I turn briefly to the second amendment in the group, Amendment No. 77. The amendment would require the Government to publish guidance for school organisation committees on matters to be taken into account in making decisions on competitions for new or replacement schools. I remind the House that Schedule 10, referred to in Clause 65, sets out details of how the competitions required under Clause 65 will be run. Schedule 10 paragraph 4 sets out the procedures to be followed by the school organisation committee when considering the proposals, and paragraph 4(6) says that, in taking decisions on the proposals, the school organisation committee must heed the advice from the Secretary of State.

We say that, as this is a new situation—school organisation committees have not had to consider issues of competition before—and in those circumstances the Secretary of State should set out his guidance. The Bill makes provision for the school organisation committee to have responsibility for decisions on proposals in competitions for a new or replacement school, instead of the old situation in which the Secretary of State made those decisions.

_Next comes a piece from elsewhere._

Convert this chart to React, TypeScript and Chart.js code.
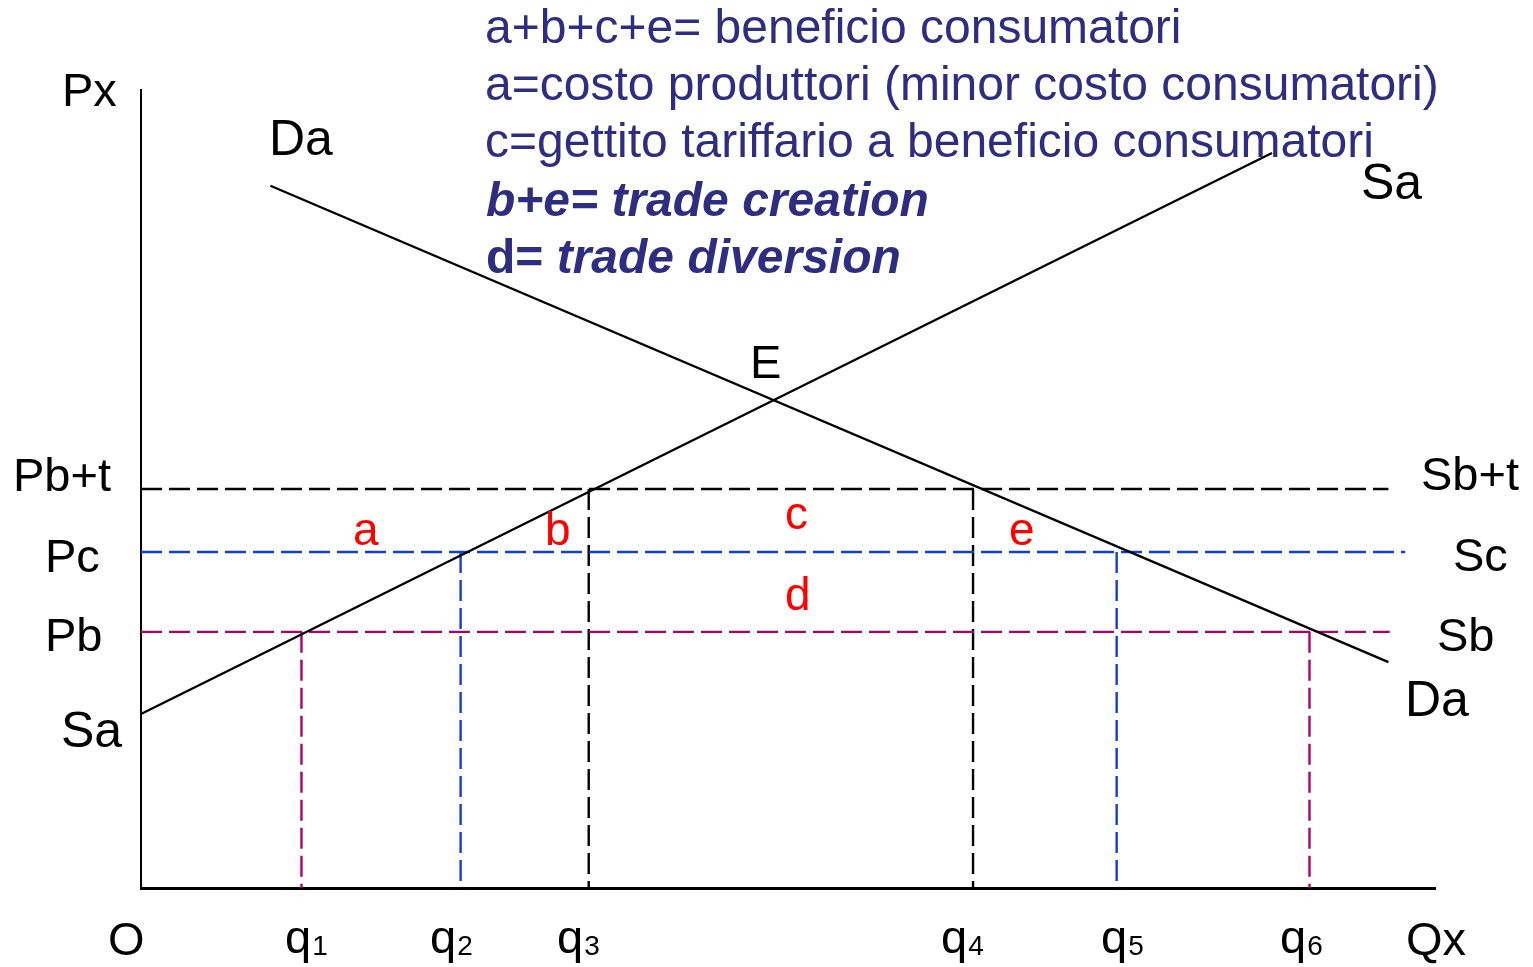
import React, { useEffect, useRef } from "react";
import { Chart, registerables } from "chart.js";

Chart.register(...registerables);

// ---- data (diagram units: quantity 0..100, price 0..100) ----
const qLabels = ["1", "2", "3", "4", "5", "6"];
const qValues = [12.4, 24.7, 34.6, 64.3, 75.4, 90.3];
const qLevels = [32.1, 42.1, 50.0, 50.0, 42.1, 32.1];
const priceNames = ["Pb+t", "Pc", "Pb"];
const supplyNames = ["Sb+t", "Sc", "Sb"];
const priceValues = [50.0, 42.1, 32.1];
const priceLineEnds = [96.4, 97.7, 96.5];
const supplyAX = [0, 87.4];
const supplyAY = [21.8, 92.1];
const demandAX = [10.0, 96.4];
const demandAY = [88.0, 28.3];
const legendLines = [
  "a+b+c+e= beneficio consumatori",
  "a=costo produttori (minor costo consumatori)",
  "c=gettito tariffario a beneficio consumatori",
];
const legendBold = [
  ["b+e= ", "trade creation"],
  ["d= ", "trade diversion"],
];

// ---- styles / layout ----
const FONT = '"Liberation Sans", Arial, sans-serif';
const NAVY = "#2D2D82";
const RED = "#FF0000";
const levelColor: Record<string, string> = {
  "50": "#000000",
  "42.1": "#1040D0",
  "32.1": "#B0006D",
};
const qLabelLeft = [285, 430, 557, 941, 1101, 1280];
const textLabels = [
  { t: "Px", x: 62, y: 106, s: 47 },
  { t: "Da", x: 269, y: 155, s: 50 },
  { t: "Sa", x: 1361, y: 199, s: 50 },
  { t: "E", x: 750, y: 378, s: 47 },
  { t: "Pb+t", x: 13, y: 491, s: 47 },
  { t: "Pc", x: 45, y: 572, s: 47 },
  { t: "Pb", x: 45, y: 651, s: 47 },
  { t: "Sa", x: 61, y: 747, s: 50 },
  { t: "O", x: 108, y: 955, s: 47 },
  { t: "Sb+t", x: 1421, y: 490, s: 47 },
  { t: "Sc", x: 1453, y: 571, s: 47 },
  { t: "Sb", x: 1437, y: 651, s: 47 },
  { t: "Da", x: 1405, y: 716, s: 50 },
  { t: "Qx", x: 1406, y: 955, s: 47 },
];
const redLabels = [
  { t: "a", x: 353, y: 545 },
  { t: "b", x: 545, y: 545 },
  { t: "c", x: 785, y: 529 },
  { t: "e", x: 1009, y: 545 },
  { t: "d", x: 785, y: 610 },
];
const legendBaselines = [43, 100, 157, 216, 273];

const textPlugin = {
  id: "diagramText",
  afterDraw(chart: any) {
    const ctx = chart.ctx as CanvasRenderingContext2D;
    ctx.save();
    ctx.textAlign = "left";
    ctx.textBaseline = "alphabetic";
    ctx.fillStyle = "#000";
    textLabels.forEach((l) => {
      ctx.font = `${l.s}px ${FONT}`;
      ctx.fillText(l.t, l.x, l.y);
    });
    // q labels with small digits
    qLabels.forEach((d, i) => {
      ctx.font = `47px ${FONT}`;
      ctx.fillText("q", qLabelLeft[i], 953);
      const w = ctx.measureText("q").width;
      ctx.font = `28px ${FONT}`;
      ctx.fillText(d, qLabelLeft[i] + w + 1, 955);
    });
    ctx.fillStyle = RED;
    ctx.font = `46px ${FONT}`;
    redLabels.forEach((l) => ctx.fillText(l.t, l.x, l.y));
    ctx.fillStyle = NAVY;
    ctx.font = `48px ${FONT}`;
    legendLines.forEach((s, i) => ctx.fillText(s, 485, legendBaselines[i]));
    legendBold.forEach(([a, b], i) => {
      const y = legendBaselines[3 + i];
      const italicHead = i === 0;
      ctx.font = `${italicHead ? "italic " : ""}bold 48px ${FONT}`;
      ctx.fillText(a, 486, y);
      const w = ctx.measureText(a).width;
      ctx.font = `italic bold 48px ${FONT}`;
      ctx.fillText(b, 486 + w, y);
    });
    ctx.restore();
  },
};

export default function App() {
  const ref = useRef<HTMLCanvasElement>(null);
  useEffect(() => {
    if (!ref.current) return;
    const solid = (xs: number[], ys: number[]) => ({
      data: xs.map((x, i) => ({ x, y: ys[i] })),
      borderColor: "#000",
      borderWidth: 2.4,
      pointRadius: 0,
      fill: false,
      clip: false as any,
    });
    const datasets: any[] = [
      solid(supplyAX, supplyAY),
      solid(demandAX, demandAY),
    ];
    priceValues.forEach((p, i) => {
      datasets.push({
        label: priceNames[i] + " / " + supplyNames[i],
        data: [
          { x: 0, y: p },
          { x: priceLineEnds[i], y: p },
        ],
        borderColor: levelColor[String(p)],
        borderWidth: 2.4,
        borderDash: [21, 7],
        pointRadius: 0,
        fill: false,
        clip: false,
      });
    });
    qValues.forEach((q, i) => {
      datasets.push({
        label: "q" + qLabels[i],
        data: [
          { x: q, y: qLevels[i] },
          { x: q, y: 0 },
        ],
        borderColor: levelColor[String(qLevels[i])],
        borderWidth: 2.4,
        borderDash: [21, 7],
        pointRadius: 0,
        fill: false,
        clip: false,
      });
    });
    const axis = (w: number) => ({
      type: "linear" as const,
      min: 0,
      max: 100,
      grid: { display: false, drawTicks: false, tickLength: 0 },
      ticks: { display: false },
      border: { display: true, color: "#000", width: w },
    });
    const chart = new Chart(ref.current, {
      type: "line",
      data: { datasets },
      options: {
        animation: false,
        responsive: false,
        devicePixelRatio: 1,
        layout: { padding: { left: 141, right: 98, top: 90, bottom: 79 } },
        plugins: { legend: { display: false }, tooltip: { enabled: false }, title: { display: false } },
        scales: { x: axis(3), y: axis(2) },
        elements: { line: { tension: 0 } },
      },
      plugins: [textPlugin],
    });
    return () => chart.destroy();
  }, []);
  return (
    <div style={{ position: "absolute", left: 0, top: 0, width: 1533, height: 967, background: "#fff" }}>
      <canvas ref={ref} width={1533} height={967} style={{ width: 1533, height: 967, display: "block" }} />
    </div>
  );
}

That is new territory for the school organisation committees, which previously have considered school organisation plans, school closures and some new school proposals in relation to the local authority.

As the school organisation committees are untested in the expanded process of having to judge the competitions between the proposals, the amendment would ensure that they were sufficiently robust in the role, with guidance setting out the matters to be taken into account when making decisions. We are looking for robust guidance from the Secretary of State on how those decisions should be taken. I beg to move.